徳留:音楽業界に限らずですが、大きく変わったんじゃないですかね。自分の考えやクリエイティブを世の中に出すと、すぐに反応が来る。それが嬉しい時もあれば、ネガティブな時もあるでしょうし、スピード感は昔とはだいぶ変わりましたよね。
SNSの反応をエネルギーにできるアーティストもいますし、全てがネガティブに働くとは考えていませんが、常に見られているというような感覚は確実に大きくなっている。そこから生まれる不安などが、カウンセリングに行けば劇的に解決する、というわけではないかもしれませんが、モヤモヤしたものを吐き出す場所があることをまず知ってもらうところから始める必要があると考えています。
もちろんスタッフや家族、友達に話して解決するのであればそれで良いと思います。ただアーティストと一緒にお仕事をさせてもらっている組織として、困った時のためにこういうプログラムを用意していることを知っていただけると嬉しいです。

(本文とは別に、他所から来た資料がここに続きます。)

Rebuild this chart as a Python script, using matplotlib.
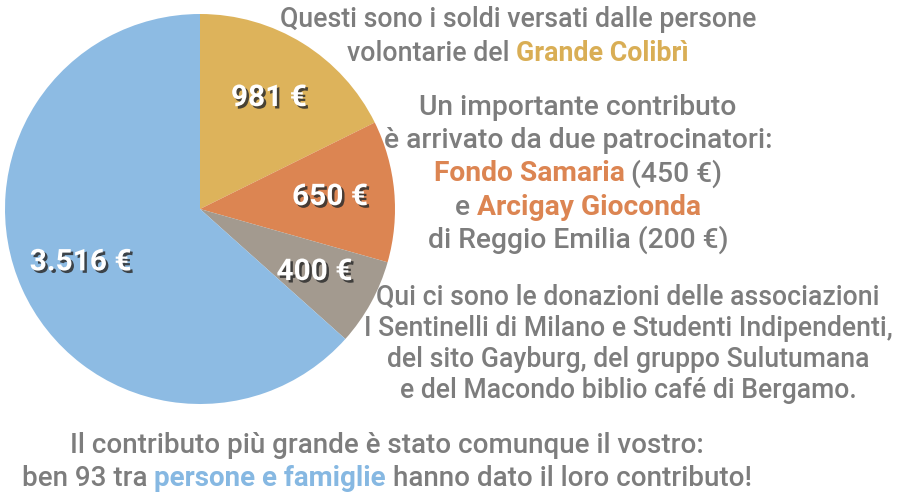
import matplotlib
matplotlib.use("Agg")
import matplotlib.pyplot as plt
import matplotlib.patheffects as pe
import numpy as np

# valori delle fette (euro)
values = [981, 650, 400, 3516]
value_labels = ["981 €", "650 €", "400 €", "3.516 €"]
slice_colors = ["#DDB35B", "#DC8552", "#A39A8F", "#8DBBE3"]

GREY = "#7d7d7d"
GOLD = "#D9AE55"
ORANGE = "#DC8552"
BLUE = "#86B8E2"

# righe di testo: lista di pezzi (testo, colore, grassetto)
block_volontari = [
    [("Questi sono i soldi versati dalle persone", GREY, False)],
    [("volontarie del", GREY, False), ("Grande Colibrì", GOLD, True)],
]
block_patrocinatori = [
    [("Un importante contributo", GREY, False)],
    [("è arrivato da due patrocinatori:", GREY, False)],
    [("Fondo Samaria", ORANGE, True), ("(450 €)", GREY, False)],
    [("e", GREY, False), ("Arcigay Gioconda", ORANGE, True)],
    [("di Reggio Emilia (200 €)", GREY, False)],
]
block_associazioni = [
    [("Qui ci sono le donazioni delle associazioni", GREY, False)],
    [("I Sentinelli di Milano e Studenti Indipendenti,", GREY, False)],
    [("del sito Gayburg, del gruppo Sulutumana", GREY, False)],
    [("e del Macondo biblio café di Bergamo.", GREY, False)],
]
block_persone = [
    [("Il contributo più grande è stato comunque il vostro:", GREY, False)],
    [("ben 93 tra", GREY, False), ("persone e famiglie", BLUE, True),
     ("hanno dato il loro contributo!", GREY, False)],
]

FONT = ["Roboto", "DejaVu Sans"]
W, H = 900, 499

fig = plt.figure(figsize=(9, 4.99), dpi=100)
fig.patch.set_facecolor("white")

# torta: centro (200, 209) px, raggio 195 px
cx, cy, r = 200, 209, 195
ax = fig.add_axes([(cx - r) / W, (H - cy - r) / H, 2 * r / W, 2 * r / H])
wedges, _ = ax.pie(values, colors=slice_colors, startangle=90,
                   counterclock=False, radius=1.0,
                   wedgeprops=dict(linewidth=0))
ax.set_aspect("equal")
ax.set_xlim(-1, 1)
ax.set_ylim(-1, 1)
ax.axis("off")

shadow = [pe.withSimplePatchShadow(offset=(1.8, -1.8),
                                   shadow_rgbFace="#2e2e2e", alpha=0.85)]
for w, lab in zip(wedges, value_labels):
    ang = np.deg2rad((w.theta1 + w.theta2) / 2)
    ax.text(0.67 * np.cos(ang), 0.67 * np.sin(ang), lab,
            ha="center", va="center", color="white", fontsize=21.5,
            fontweight="bold", family=FONT, path_effects=shadow)

renderer = fig.canvas.get_renderer()


def text_width(t):
    return t.get_window_extent(renderer=renderer).width


def draw_line(pieces, xc, y, size):
    # y e' la linea di base, in pixel dall'alto
    texts = []
    for s, col, bold in pieces:
        t = fig.text(0, 0, s, color=col, fontsize=size, family=FONT,
                     fontweight="bold" if bold else "medium",
                     ha="left", va="baseline")
        texts.append(t)
    probe = fig.text(0, 0, "a a", fontsize=size, family=FONT)
    probe2 = fig.text(0, 0, "aa", fontsize=size, family=FONT)
    gap = text_width(probe) - text_width(probe2)
    probe.remove()
    probe2.remove()
    widths = [text_width(t) for t in texts]
    total = sum(widths) + gap * (len(texts) - 1)
    x = xc - total / 2
    for t, wd in zip(texts, widths):
        t.set_position((x / W, 1 - y / H))
        x += wd + gap


def draw_block(lines, xc, y0, step, size):
    for i, pieces in enumerate(lines):
        draw_line(pieces, xc, y0 + i * step, size)


draw_block(block_volontari, 518, 27, 34, 19.3)
draw_block(block_patrocinatori, 578, 115, 33.2, 20.3)
draw_block(block_associazioni, 628, 305, 31, 19.2)
draw_block(block_persone, 387, 453, 33.5, 20)

fig.savefig("out.png", dpi=100)
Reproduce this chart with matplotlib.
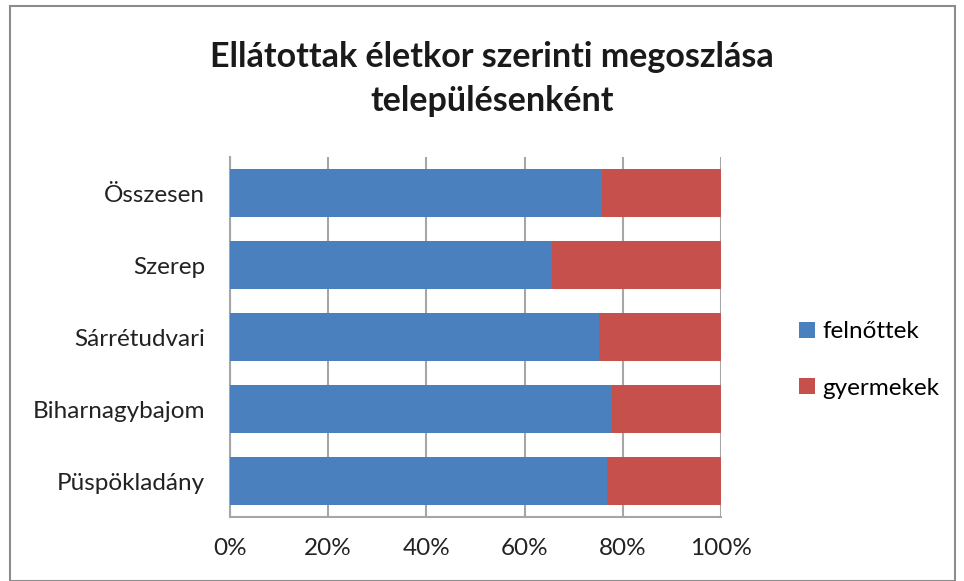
import matplotlib
matplotlib.use("Agg")
import matplotlib.pyplot as plt
from matplotlib.patches import Rectangle

categories = ["Püspökladány", "Biharnagybajom", "Sárrétudvari", "Szerep", "Összesen"]
felnottek = [76.8, 77.8, 75.2, 65.6, 75.8]
gyermekek = [100 - v for v in felnottek]
xticks = [0, 20, 40, 60, 80, 100]
xticklabels = ["0%", "20%", "40%", "60%", "80%", "100%"]

plt.rcParams['font.family'] = ['Lato', 'DejaVu Sans']

W, H = 964, 581
fig = plt.figure(figsize=(W/100, H/100), dpi=100)
fig.patches.append(Rectangle((10/W, 0), 945/W, 1 - 6/H, transform=fig.transFigure,
                             fill=False, edgecolor='#8c8c8c', linewidth=1.5))

ax = fig.add_axes([230/W, 1 - 517/H, 491/W, (517 - 157)/H])
y = list(range(len(categories)))
ax.barh(y, felnottek, height=0.66, color='#4A80BE', zorder=3, label='felnőttek')
ax.barh(y, gyermekek, left=felnottek, height=0.66, color='#C6504C', zorder=3, label='gyermekek')

ax.set_xlim(0, 100)
ax.set_ylim(-0.5, 4.5)
ax.set_xticks(xticks)
ax.set_xticklabels(xticklabels, fontsize=17.5, color='#222222')
ax.set_yticks(y)
ax.set_yticklabels(categories, fontsize=17.5, color='#222222')
ax.tick_params(axis='x', length=0, pad=15)
ax.tick_params(axis='y', length=0, pad=18)
ax.grid(axis='x', color='#a6a6a6', linewidth=1.5, zorder=0)
for s in ['top', 'right']:
    ax.spines[s].set_visible(False)
for s in ['left', 'bottom']:
    ax.spines[s].set_color('#a6a6a6')
    ax.spines[s].set_linewidth(1.5)

fig.text(492/W, 1 - 57/H, "Ellátottak életkor szerinti megoszlása", ha='center', va='center',
         fontsize=24.5, fontweight='bold', color='#1a1a1a')
fig.text(492/W, 1 - 101/H, "településenként", ha='center', va='center',
         fontsize=24.5, fontweight='bold', color='#1a1a1a')

ax.legend(loc='center left', bbox_to_anchor=(777/W, 1 - 360/H), bbox_transform=fig.transFigure,
          frameon=False, fontsize=17.5, handlelength=0.65, handleheight=0.65, handletextpad=0.3,
          labelspacing=1.45)

fig.savefig("out.png", dpi=100)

─B-sideが導入される前は、マネージャーの皆さんはどんなふうにアーティストを支えていらっしゃったんでしょうか?
徳留:今も昔もアーティストがいい状態でクリエイティブに専念できるように環境を作るというのが、スタッフの大きな仕事の1つだと思います。問題を未然に防ぎながら、それでも何か問題が起こった場合は、ちゃんと話を聞き、解決するように具体的に動くということですよね。
ただ昔は、良くも悪くもメンタルヘルスについて知らなかったから、無理やり乗り越えてきてしまっていた。サポートがないことにも気がついていなかったというか。時代が変わって、メンタルヘルスにしっかり意識が向くようになった以上は、自分を守る手段はやっぱりあった方がいいです。
アーティストの担当者として、こういう時にどう声かけすればいいかわからないということもあるので、プロの方に相談できれば心強いですよね。実際に、B-sideはスタッフからそういう使われ方をされているパターンがすごく多いです。調子が悪くなった人に何か声をかけた時に、全て自分の責任になってしまうと考えると負担が大きすぎます。スタッフからア―ティストへの声がけに限らず、現場のマネージャーが調子を崩した時に、上司としてどう接すればいいかなど、さまざまな状況で使われているという感覚です。マネージャー職であれば、アーティストと本当に近いところで仕事をするので、自分も一緒にジェットコースターに乗って不安定になってしまう危険性もある。そういう時も、専門家の先生にサポートをお願いして欲しいです。ケアする人をちゃんとケアしてあげることが大切だと考えています。